/---

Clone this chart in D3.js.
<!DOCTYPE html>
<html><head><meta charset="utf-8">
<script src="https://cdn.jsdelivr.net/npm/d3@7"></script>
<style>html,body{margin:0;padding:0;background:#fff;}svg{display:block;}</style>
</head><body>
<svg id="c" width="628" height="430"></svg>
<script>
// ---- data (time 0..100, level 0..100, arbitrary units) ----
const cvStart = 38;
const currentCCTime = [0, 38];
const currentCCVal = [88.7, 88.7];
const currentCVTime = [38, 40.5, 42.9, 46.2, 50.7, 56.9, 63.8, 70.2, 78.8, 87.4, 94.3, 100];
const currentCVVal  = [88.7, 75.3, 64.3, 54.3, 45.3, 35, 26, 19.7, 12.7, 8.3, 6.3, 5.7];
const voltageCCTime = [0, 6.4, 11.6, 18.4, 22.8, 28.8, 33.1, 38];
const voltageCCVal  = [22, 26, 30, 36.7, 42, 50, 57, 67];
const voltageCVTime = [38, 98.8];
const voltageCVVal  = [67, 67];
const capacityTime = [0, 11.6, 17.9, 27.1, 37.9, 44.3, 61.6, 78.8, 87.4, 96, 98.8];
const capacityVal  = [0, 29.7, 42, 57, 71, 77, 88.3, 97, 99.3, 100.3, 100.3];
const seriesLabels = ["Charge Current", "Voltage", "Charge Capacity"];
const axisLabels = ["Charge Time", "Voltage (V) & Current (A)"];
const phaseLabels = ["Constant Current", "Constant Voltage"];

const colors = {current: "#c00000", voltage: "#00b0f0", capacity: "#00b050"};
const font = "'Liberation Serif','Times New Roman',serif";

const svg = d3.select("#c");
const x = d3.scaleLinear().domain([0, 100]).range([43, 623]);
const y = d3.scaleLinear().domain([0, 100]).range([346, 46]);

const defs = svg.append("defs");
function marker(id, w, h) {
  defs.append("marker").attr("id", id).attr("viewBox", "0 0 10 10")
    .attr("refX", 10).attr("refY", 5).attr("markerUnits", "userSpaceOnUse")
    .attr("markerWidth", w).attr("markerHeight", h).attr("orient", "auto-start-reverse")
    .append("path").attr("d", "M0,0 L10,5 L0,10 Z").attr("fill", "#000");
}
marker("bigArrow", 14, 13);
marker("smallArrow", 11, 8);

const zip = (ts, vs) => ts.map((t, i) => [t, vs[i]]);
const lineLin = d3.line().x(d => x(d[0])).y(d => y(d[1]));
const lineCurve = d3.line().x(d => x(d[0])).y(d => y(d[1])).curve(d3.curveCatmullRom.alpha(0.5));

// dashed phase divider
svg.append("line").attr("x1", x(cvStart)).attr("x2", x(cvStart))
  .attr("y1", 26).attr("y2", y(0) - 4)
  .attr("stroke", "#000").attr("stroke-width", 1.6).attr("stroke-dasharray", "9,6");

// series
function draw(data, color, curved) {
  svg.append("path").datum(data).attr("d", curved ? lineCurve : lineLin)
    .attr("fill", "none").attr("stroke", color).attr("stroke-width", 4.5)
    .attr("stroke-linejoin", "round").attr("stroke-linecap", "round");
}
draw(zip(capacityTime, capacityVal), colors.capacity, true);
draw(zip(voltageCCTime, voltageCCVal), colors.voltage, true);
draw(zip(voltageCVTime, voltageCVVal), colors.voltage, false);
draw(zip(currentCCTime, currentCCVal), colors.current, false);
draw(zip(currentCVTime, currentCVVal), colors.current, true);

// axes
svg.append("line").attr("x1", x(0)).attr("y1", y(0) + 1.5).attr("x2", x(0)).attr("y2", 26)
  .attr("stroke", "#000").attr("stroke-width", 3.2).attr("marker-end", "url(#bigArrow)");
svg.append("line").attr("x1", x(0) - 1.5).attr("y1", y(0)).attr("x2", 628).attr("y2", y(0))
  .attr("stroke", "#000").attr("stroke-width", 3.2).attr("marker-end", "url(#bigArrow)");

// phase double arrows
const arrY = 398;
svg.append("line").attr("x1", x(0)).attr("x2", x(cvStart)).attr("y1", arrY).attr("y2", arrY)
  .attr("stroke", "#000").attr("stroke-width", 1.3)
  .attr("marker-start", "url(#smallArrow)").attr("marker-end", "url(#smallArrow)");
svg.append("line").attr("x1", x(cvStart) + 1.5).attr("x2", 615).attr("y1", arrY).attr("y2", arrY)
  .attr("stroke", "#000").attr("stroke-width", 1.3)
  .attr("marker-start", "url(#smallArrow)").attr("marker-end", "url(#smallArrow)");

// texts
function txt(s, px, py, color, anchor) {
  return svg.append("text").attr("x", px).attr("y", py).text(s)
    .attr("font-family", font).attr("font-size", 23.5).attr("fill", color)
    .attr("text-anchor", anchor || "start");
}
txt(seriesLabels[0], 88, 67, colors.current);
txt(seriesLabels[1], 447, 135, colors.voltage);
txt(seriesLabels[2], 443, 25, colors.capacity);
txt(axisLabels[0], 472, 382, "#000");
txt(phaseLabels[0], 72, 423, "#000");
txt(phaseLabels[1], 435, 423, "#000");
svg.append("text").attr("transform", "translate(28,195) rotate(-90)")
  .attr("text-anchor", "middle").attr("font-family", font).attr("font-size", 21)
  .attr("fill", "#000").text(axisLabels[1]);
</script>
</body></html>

\---

Problem to solve: Write the material out again in its entirety, exactly as shown.

Solution:
Clone this chart in D3.js.
<!DOCTYPE html>
<html><head><meta charset="utf-8">
<script src="https://cdn.jsdelivr.net/npm/d3@7"></script>
<style>html,body{margin:0;padding:0;background:#fff;}svg{display:block;}</style>
</head><body>
<svg id="c" width="628" height="430"></svg>
<script>
// ---- data (time 0..100, level 0..100, arbitrary units) ----
const cvStart = 38;
const currentCCTime = [0, 38];
const currentCCVal = [88.7, 88.7];
const currentCVTime = [38, 40.5, 42.9, 46.2, 50.7, 56.9, 63.8, 70.2, 78.8, 87.4, 94.3, 100];
const currentCVVal  = [88.7, 75.3, 64.3, 54.3, 45.3, 35, 26, 19.7, 12.7, 8.3, 6.3, 5.7];
const voltageCCTime = [0, 6.4, 11.6, 18.4, 22.8, 28.8, 33.1, 38];
const voltageCCVal  = [22, 26, 30, 36.7, 42, 50, 57, 67];
const voltageCVTime = [38, 98.8];
const voltageCVVal  = [67, 67];
const capacityTime = [0, 11.6, 17.9, 27.1, 37.9, 44.3, 61.6, 78.8, 87.4, 96, 98.8];
const capacityVal  = [0, 29.7, 42, 57, 71, 77, 88.3, 97, 99.3, 100.3, 100.3];
const seriesLabels = ["Charge Current", "Voltage", "Charge Capacity"];
const axisLabels = ["Charge Time", "Voltage (V) & Current (A)"];
const phaseLabels = ["Constant Current", "Constant Voltage"];

const colors = {current: "#c00000", voltage: "#00b0f0", capacity: "#00b050"};
const font = "'Liberation Serif','Times New Roman',serif";

const svg = d3.select("#c");
const x = d3.scaleLinear().domain([0, 100]).range([43, 623]);
const y = d3.scaleLinear().domain([0, 100]).range([346, 46]);

const defs = svg.append("defs");
function marker(id, w, h) {
  defs.append("marker").attr("id", id).attr("viewBox", "0 0 10 10")
    .attr("refX", 10).attr("refY", 5).attr("markerUnits", "userSpaceOnUse")
    .attr("markerWidth", w).attr("markerHeight", h).attr("orient", "auto-start-reverse")
    .append("path").attr("d", "M0,0 L10,5 L0,10 Z").attr("fill", "#000");
}
marker("bigArrow", 14, 13);
marker("smallArrow", 11, 8);

const zip = (ts, vs) => ts.map((t, i) => [t, vs[i]]);
const lineLin = d3.line().x(d => x(d[0])).y(d => y(d[1]));
const lineCurve = d3.line().x(d => x(d[0])).y(d => y(d[1])).curve(d3.curveCatmullRom.alpha(0.5));

// dashed phase divider
svg.append("line").attr("x1", x(cvStart)).attr("x2", x(cvStart))
  .attr("y1", 26).attr("y2", y(0) - 4)
  .attr("stroke", "#000").attr("stroke-width", 1.6).attr("stroke-dasharray", "9,6");

// series
function draw(data, color, curved) {
  svg.append("path").datum(data).attr("d", curved ? lineCurve : lineLin)
    .attr("fill", "none").attr("stroke", color).attr("stroke-width", 4.5)
    .attr("stroke-linejoin", "round").attr("stroke-linecap", "round");
}
draw(zip(capacityTime, capacityVal), colors.capacity, true);
draw(zip(voltageCCTime, voltageCCVal), colors.voltage, true);
draw(zip(voltageCVTime, voltageCVVal), colors.voltage, false);
draw(zip(currentCCTime, currentCCVal), colors.current, false);
draw(zip(currentCVTime, currentCVVal), colors.current, true);

// axes
svg.append("line").attr("x1", x(0)).attr("y1", y(0) + 1.5).attr("x2", x(0)).attr("y2", 26)
  .attr("stroke", "#000").attr("stroke-width", 3.2).attr("marker-end", "url(#bigArrow)");
svg.append("line").attr("x1", x(0) - 1.5).attr("y1", y(0)).attr("x2", 628).attr("y2", y(0))
  .attr("stroke", "#000").attr("stroke-width", 3.2).attr("marker-end", "url(#bigArrow)");

// phase double arrows
const arrY = 398;
svg.append("line").attr("x1", x(0)).attr("x2", x(cvStart)).attr("y1", arrY).attr("y2", arrY)
  .attr("stroke", "#000").attr("stroke-width", 1.3)
  .attr("marker-start", "url(#smallArrow)").attr("marker-end", "url(#smallArrow)");
svg.append("line").attr("x1", x(cvStart) + 1.5).attr("x2", 615).attr("y1", arrY).attr("y2", arrY)
  .attr("stroke", "#000").attr("stroke-width", 1.3)
  .attr("marker-start", "url(#smallArrow)").attr("marker-end", "url(#smallArrow)");

// texts
function txt(s, px, py, color, anchor) {
  return svg.append("text").attr("x", px).attr("y", py).text(s)
    .attr("font-family", font).attr("font-size", 23.5).attr("fill", color)
    .attr("text-anchor", anchor || "start");
}
txt(seriesLabels[0], 88, 67, colors.current);
txt(seriesLabels[1], 447, 135, colors.voltage);
txt(seriesLabels[2], 443, 25, colors.capacity);
txt(axisLabels[0], 472, 382, "#000");
txt(phaseLabels[0], 72, 423, "#000");
txt(phaseLabels[1], 435, 423, "#000");
svg.append("text").attr("transform", "translate(28,195) rotate(-90)")
  .attr("text-anchor", "middle").attr("font-family", font).attr("font-size", 21)
  .attr("fill", "#000").text(axisLabels[1]);
</script>
</body></html>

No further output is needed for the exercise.